→ Provided entries:
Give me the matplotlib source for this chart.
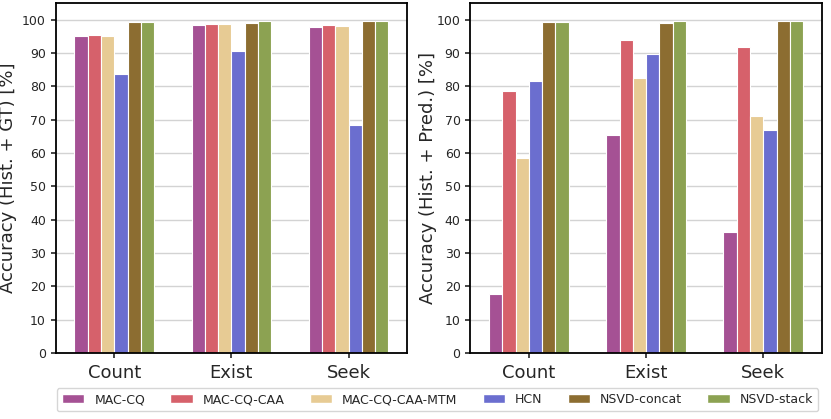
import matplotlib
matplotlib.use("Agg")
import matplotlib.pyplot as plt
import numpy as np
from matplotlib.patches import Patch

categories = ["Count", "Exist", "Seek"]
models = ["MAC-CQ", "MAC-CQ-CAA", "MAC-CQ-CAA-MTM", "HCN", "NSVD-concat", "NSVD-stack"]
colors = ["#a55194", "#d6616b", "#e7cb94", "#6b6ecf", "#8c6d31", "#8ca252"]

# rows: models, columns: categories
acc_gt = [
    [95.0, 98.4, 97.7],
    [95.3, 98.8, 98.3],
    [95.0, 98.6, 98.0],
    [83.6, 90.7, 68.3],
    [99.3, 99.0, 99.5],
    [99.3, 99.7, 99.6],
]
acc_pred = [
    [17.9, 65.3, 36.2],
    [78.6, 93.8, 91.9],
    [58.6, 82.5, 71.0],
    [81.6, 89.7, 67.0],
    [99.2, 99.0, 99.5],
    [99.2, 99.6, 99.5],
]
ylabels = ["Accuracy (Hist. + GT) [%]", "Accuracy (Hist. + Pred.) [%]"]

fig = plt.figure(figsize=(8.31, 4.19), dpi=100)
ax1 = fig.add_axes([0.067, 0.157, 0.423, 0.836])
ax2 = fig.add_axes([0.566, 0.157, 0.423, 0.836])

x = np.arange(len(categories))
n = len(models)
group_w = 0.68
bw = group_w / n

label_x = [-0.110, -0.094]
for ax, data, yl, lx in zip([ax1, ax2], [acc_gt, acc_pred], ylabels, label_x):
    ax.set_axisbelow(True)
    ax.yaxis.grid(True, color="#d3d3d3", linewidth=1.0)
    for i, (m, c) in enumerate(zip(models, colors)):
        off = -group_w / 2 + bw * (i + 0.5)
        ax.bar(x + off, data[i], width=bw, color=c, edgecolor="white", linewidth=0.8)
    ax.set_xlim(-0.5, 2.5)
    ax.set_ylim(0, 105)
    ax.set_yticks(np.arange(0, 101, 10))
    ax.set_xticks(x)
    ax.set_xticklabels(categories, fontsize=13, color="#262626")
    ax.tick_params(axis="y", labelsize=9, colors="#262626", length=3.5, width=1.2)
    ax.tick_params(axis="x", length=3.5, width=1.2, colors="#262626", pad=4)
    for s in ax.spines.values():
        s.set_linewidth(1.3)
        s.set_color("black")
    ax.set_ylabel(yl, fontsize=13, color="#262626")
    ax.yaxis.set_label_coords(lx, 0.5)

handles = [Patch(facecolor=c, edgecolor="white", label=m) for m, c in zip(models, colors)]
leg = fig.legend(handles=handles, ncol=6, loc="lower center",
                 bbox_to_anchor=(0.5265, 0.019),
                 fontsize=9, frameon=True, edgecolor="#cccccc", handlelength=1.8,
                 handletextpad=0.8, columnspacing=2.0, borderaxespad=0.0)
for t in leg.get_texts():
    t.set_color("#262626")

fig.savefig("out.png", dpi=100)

--

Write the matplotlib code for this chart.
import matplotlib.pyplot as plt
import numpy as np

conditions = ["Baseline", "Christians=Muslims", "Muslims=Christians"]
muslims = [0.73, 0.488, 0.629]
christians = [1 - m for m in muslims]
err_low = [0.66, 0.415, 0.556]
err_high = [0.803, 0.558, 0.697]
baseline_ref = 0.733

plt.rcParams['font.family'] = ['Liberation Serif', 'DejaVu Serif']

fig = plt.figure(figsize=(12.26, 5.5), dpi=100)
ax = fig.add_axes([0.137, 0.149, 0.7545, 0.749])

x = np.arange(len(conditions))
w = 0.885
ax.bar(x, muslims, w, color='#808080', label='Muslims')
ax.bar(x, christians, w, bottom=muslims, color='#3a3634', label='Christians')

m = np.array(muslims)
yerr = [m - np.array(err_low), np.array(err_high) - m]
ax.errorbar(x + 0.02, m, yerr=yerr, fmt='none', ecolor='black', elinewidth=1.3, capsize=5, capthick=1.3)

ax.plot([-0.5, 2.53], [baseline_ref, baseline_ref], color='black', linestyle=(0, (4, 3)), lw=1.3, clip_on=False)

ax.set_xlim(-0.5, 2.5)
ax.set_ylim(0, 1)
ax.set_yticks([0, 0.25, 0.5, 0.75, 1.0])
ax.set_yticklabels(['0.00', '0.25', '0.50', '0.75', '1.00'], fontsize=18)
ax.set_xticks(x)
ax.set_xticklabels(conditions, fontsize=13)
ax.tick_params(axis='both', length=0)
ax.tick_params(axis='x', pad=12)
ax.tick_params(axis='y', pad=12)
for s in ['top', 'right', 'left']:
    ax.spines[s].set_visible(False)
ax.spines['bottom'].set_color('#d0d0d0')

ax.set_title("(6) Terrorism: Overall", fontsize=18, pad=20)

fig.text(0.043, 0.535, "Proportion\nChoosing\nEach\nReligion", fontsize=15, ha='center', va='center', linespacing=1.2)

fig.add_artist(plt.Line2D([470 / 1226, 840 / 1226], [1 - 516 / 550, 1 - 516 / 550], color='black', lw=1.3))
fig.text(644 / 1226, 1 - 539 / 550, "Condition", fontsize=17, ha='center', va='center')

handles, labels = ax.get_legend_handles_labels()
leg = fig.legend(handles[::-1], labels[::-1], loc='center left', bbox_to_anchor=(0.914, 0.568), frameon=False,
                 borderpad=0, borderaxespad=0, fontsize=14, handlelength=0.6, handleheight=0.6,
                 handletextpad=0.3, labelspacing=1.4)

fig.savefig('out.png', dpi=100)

→ Task:
Out of the records above, set down only the lines from the one that contains "Give me the matplotlib source for this chart." through the one that contains "ax.yaxis.set_label_coords(lx, 0.5)", unchanged and without the pictures.

→ Task result:
Give me the matplotlib source for this chart.
import matplotlib
matplotlib.use("Agg")
import matplotlib.pyplot as plt
import numpy as np
from matplotlib.patches import Patch

categories = ["Count", "Exist", "Seek"]
models = ["MAC-CQ", "MAC-CQ-CAA", "MAC-CQ-CAA-MTM", "HCN", "NSVD-concat", "NSVD-stack"]
colors = ["#a55194", "#d6616b", "#e7cb94", "#6b6ecf", "#8c6d31", "#8ca252"]

# rows: models, columns: categories
acc_gt = [
    [95.0, 98.4, 97.7],
    [95.3, 98.8, 98.3],
    [95.0, 98.6, 98.0],
    [83.6, 90.7, 68.3],
    [99.3, 99.0, 99.5],
    [99.3, 99.7, 99.6],
]
acc_pred = [
    [17.9, 65.3, 36.2],
    [78.6, 93.8, 91.9],
    [58.6, 82.5, 71.0],
    [81.6, 89.7, 67.0],
    [99.2, 99.0, 99.5],
    [99.2, 99.6, 99.5],
]
ylabels = ["Accuracy (Hist. + GT) [%]", "Accuracy (Hist. + Pred.) [%]"]

fig = plt.figure(figsize=(8.31, 4.19), dpi=100)
ax1 = fig.add_axes([0.067, 0.157, 0.423, 0.836])
ax2 = fig.add_axes([0.566, 0.157, 0.423, 0.836])

x = np.arange(len(categories))
n = len(models)
group_w = 0.68
bw = group_w / n

label_x = [-0.110, -0.094]
for ax, data, yl, lx in zip([ax1, ax2], [acc_gt, acc_pred], ylabels, label_x):
    ax.set_axisbelow(True)
    ax.yaxis.grid(True, color="#d3d3d3", linewidth=1.0)
    for i, (m, c) in enumerate(zip(models, colors)):
        off = -group_w / 2 + bw * (i + 0.5)
        ax.bar(x + off, data[i], width=bw, color=c, edgecolor="white", linewidth=0.8)
    ax.set_xlim(-0.5, 2.5)
    ax.set_ylim(0, 105)
    ax.set_yticks(np.arange(0, 101, 10))
    ax.set_xticks(x)
    ax.set_xticklabels(categories, fontsize=13, color="#262626")
    ax.tick_params(axis="y", labelsize=9, colors="#262626", length=3.5, width=1.2)
    ax.tick_params(axis="x", length=3.5, width=1.2, colors="#262626", pad=4)
    for s in ax.spines.values():
        s.set_linewidth(1.3)
        s.set_color("black")
    ax.set_ylabel(yl, fontsize=13, color="#262626")
    ax.yaxis.set_label_coords(lx, 0.5)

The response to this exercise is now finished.